Thatcherism and Its Aftermath (1979–1997)
Margaret Thatcher's governments (1979–90) transformed Britain:
| Policy | Impact |
|---|---|
| Privatisation | State industries sold off — gas, water, electricity, telecoms, steel |
| Monetarism | High interest rates, reduced public spending, inflation controlled at the cost of mass unemployment (over 3 million by 1983) |
| Anti-union legislation | Trade union power systematically curtailed. The miners' strike of 1984–85 was a defining moment |
| Individualism | "There is no such thing as society" — Thatcher's famous phrase encapsulated a philosophy of individual responsibility over collective welfare |
| The Falklands War (1982) | Military victory revived national confidence and secured Thatcher's re-election |
Literary Responses to Thatcherism
Caryl Churchill's Top Girls (1982) is the most directly political response on your course. Its overlapping dialogue, non-linear structure, and juxtaposition of historical and contemporary women interrogate the costs of Thatcher-era "success." Other key literary responses include:
- Martin Amis, Money (1984) — satirising greed and excess
- Hanif Kureishi, The Buddha of Suburbia (1990) — race, class, and identity in Thatcher's Britain
- Pat Barker, Regeneration (1991) — the psychological costs of conflict, resonating with Falklands-era anxieties
Post-1990: Multiculturalism, Globalisation and Identity
| Development | Significance |
|---|---|
| Multiculturalism | Britain became increasingly diverse. "Britishness" was contested and redefined. Post-colonial literature — Zadie Smith (White Teeth, 2000), Andrea Levy (Small Island, 2004), Bernardine Evaristo (Mr Loverman, 2013) — explored hybrid identities |
| New Labour (1997–2010) | Tony Blair's government: devolution, minimum wage, Human Rights Act (1998), the Iraq War (2003). The Iraq War generated significant literary responses |
| Digital revolution | The internet, social media, and globalisation transformed communication, community, and identity |
| Financial crisis (2008) | Austerity politics, growing inequality, and the erosion of the welfare state created new anxieties |
| Brexit (2016) | The vote to leave the EU exposed deep divisions in British society — generational, geographical, educational, and class-based |
Key Contextual Themes for Paper 2
When analysing texts for Paper 2, you should be able to connect your reading to these recurring contextual themes:
- Class — How do texts represent class conflict, social mobility, and inequality?
- Gender — How have changing gender roles shaped literary representation?
- Race and Empire — How do texts engage with immigration, post-colonial identity, and racism?
- Political ideology — How do texts respond to the welfare state, Thatcherism, or neoliberalism?
- War and its aftermath — How do the Second World War, the Cold War, and subsequent conflicts shape literary consciousness?
- Identity — How do texts explore the construction, performance, and fragmentation of identity?
Exam Advice: AO3 (context) is not about listing historical facts.

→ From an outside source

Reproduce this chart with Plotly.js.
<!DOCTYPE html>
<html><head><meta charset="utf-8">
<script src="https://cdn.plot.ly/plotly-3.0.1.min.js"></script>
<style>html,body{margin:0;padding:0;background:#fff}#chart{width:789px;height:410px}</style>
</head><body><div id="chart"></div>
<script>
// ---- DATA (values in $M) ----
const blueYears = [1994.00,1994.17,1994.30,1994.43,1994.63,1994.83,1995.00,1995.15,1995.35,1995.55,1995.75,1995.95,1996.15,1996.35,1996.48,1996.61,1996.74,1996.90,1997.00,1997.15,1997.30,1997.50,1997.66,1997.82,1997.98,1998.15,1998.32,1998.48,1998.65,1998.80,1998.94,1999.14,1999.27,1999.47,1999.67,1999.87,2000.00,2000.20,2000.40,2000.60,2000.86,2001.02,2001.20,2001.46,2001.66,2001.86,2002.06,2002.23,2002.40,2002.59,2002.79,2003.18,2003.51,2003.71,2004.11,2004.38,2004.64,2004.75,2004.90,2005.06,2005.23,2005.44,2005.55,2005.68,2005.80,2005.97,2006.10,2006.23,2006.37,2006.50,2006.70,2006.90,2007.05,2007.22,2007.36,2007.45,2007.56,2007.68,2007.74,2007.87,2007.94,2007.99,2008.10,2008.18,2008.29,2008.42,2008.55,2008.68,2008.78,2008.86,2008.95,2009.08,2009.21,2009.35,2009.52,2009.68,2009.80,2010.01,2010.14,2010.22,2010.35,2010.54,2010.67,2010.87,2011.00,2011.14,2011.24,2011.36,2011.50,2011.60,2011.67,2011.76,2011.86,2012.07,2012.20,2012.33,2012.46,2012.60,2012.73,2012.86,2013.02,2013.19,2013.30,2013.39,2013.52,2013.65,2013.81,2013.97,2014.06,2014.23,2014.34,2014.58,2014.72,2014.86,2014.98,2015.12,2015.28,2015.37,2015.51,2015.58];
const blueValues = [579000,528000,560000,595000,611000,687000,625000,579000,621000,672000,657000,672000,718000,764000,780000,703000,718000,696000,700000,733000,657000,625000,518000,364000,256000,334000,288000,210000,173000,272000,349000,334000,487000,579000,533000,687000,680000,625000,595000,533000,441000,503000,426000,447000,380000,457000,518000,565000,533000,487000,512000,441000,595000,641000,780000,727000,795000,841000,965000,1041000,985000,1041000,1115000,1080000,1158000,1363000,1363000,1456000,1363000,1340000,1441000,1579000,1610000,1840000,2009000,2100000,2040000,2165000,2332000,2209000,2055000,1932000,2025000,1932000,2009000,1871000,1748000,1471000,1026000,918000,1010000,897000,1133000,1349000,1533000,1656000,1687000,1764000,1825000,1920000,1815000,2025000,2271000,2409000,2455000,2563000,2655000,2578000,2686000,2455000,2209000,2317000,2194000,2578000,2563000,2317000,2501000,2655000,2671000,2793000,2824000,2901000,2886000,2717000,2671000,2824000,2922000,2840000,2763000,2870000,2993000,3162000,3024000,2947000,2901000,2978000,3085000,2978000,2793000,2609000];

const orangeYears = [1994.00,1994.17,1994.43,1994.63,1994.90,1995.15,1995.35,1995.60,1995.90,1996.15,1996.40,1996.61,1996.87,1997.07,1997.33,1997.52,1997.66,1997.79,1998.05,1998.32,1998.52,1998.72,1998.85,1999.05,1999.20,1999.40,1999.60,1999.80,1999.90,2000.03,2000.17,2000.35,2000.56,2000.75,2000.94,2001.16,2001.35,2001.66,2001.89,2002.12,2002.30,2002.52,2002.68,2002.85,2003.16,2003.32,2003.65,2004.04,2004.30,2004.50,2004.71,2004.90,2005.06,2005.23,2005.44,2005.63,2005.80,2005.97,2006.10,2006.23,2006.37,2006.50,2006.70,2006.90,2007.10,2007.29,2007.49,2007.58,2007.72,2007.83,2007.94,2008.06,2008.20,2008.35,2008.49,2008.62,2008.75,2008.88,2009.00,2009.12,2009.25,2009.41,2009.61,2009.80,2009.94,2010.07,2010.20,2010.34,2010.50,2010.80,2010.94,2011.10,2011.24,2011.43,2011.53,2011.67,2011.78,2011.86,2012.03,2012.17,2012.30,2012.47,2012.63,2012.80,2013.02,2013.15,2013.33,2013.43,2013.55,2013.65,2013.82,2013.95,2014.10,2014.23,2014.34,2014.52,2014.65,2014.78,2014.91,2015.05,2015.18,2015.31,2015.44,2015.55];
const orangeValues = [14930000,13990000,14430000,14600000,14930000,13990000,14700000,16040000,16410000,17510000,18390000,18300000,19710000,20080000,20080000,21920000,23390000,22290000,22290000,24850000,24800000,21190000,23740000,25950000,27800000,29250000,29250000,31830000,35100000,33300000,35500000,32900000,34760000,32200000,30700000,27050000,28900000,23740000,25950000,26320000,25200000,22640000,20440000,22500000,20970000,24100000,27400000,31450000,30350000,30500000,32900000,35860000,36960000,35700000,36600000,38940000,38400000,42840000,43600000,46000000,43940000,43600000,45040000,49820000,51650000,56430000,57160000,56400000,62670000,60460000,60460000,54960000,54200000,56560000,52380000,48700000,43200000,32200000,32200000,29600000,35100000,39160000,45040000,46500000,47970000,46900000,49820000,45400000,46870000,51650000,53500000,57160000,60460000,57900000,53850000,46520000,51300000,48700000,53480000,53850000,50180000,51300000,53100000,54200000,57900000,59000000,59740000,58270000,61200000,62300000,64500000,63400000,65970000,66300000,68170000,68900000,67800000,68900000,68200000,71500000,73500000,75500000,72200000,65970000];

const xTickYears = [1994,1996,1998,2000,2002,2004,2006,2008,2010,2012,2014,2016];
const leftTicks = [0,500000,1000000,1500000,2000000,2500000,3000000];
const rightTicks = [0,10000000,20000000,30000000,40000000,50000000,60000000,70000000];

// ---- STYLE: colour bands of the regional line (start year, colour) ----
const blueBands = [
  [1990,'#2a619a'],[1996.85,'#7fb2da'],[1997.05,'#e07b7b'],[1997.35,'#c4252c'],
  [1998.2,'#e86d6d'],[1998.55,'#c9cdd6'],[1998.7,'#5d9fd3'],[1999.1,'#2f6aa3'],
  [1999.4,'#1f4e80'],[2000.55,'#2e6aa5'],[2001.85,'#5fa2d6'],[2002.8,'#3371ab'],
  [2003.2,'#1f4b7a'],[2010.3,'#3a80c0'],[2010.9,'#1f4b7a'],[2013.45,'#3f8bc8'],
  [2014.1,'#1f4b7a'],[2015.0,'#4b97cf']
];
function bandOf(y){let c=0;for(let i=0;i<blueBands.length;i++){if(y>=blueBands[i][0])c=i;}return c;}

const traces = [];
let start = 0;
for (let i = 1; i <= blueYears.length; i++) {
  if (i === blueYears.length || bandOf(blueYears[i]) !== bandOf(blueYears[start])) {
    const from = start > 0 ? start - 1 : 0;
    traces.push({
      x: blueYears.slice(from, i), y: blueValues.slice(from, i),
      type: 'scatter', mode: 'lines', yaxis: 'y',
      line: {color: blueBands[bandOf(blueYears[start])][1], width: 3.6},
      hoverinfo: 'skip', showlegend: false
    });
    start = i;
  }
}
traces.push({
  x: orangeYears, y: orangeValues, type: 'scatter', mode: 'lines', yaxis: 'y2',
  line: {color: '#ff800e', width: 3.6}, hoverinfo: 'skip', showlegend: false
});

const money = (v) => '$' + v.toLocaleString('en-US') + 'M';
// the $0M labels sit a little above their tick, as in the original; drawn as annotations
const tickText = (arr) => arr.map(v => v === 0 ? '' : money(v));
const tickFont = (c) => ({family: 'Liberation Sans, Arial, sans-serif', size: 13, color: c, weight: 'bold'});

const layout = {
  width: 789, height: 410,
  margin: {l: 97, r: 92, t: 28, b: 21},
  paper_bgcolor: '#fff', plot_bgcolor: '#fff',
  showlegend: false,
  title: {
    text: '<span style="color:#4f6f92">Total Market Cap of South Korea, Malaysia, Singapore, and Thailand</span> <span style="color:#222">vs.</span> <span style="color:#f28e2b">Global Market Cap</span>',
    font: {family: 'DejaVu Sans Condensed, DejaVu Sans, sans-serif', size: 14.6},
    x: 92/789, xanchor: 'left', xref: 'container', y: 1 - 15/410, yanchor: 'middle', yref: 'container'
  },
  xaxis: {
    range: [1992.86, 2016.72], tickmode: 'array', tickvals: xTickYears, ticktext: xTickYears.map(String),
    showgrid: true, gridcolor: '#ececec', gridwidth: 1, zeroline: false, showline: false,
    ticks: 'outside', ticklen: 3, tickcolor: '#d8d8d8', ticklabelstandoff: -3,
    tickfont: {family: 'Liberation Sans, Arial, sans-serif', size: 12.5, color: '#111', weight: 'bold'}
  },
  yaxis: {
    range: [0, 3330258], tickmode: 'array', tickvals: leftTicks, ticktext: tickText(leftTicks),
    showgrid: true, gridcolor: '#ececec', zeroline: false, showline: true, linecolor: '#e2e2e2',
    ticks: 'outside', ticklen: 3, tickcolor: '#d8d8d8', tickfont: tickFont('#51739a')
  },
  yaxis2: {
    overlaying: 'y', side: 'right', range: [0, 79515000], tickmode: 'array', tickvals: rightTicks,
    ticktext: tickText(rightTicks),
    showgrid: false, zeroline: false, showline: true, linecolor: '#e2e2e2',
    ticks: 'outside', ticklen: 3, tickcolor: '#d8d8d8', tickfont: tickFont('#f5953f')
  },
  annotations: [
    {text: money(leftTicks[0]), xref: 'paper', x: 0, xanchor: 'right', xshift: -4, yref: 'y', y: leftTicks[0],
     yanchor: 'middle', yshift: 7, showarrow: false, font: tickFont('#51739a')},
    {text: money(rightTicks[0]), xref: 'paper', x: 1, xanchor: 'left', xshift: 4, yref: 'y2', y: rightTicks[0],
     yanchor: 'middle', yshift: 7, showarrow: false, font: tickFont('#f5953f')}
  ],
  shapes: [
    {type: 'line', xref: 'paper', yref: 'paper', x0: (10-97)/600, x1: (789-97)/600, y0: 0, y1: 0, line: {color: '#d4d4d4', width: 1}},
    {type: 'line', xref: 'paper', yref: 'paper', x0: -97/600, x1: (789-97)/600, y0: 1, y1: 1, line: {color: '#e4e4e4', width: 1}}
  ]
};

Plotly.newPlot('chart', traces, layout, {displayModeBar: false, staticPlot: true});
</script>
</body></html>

It is about demonstrating how contextual factors shape the production and reception of literary texts. Always connect your contextual knowledge to specific textual features — language, form, structure, and narrative technique.
Timeline of Key Dates
| Date | Event |
|---|---|
| 1945 | End of WWII; Labour landslide; Attlee becomes PM |
| 1948 | NHS established; Windrush arrives |
| 1956 | Suez Crisis — end of imperial pretension |
| 1963 | Profumo affair; Beatlemania; Plath's The Bell Jar |
| 1968 | Student protests; Powell's "Rivers of Blood" speech |
| 1979 | Thatcher becomes PM |
| 1982 | Falklands War; Churchill's Top Girls premiered |
| 1984–85 | Miners' strike |
| 1989 | Fall of the Berlin Wall; end of the Cold War |
| 1997 | New Labour; Blair becomes PM |
| 2001 | 9/11; War on Terror begins |
| 2008 | Financial crisis |
| 2016 | Brexit referendum |
Approaching Context in Your Essays
The strongest essays do not bolt context on as a separate paragraph. They weave contextual understanding into close reading. For example:
Weak: "Churchill wrote Top Girls during the Thatcher era. Thatcher was the first female Prime Minister."
Strong: "Churchill's overlapping dialogue — in which women speak simultaneously without listening to one another — formally enacts the fragmentation of feminist solidarity that Churchill saw as a consequence of Thatcher's individualist ideology. The play's structure embodies its political argument: that the 'top girls' who succeed in a competitive, individualist society do so at the expense of other women."
Notice how the strong example integrates context, form, and argument. This is what AO3 looks like at the highest level.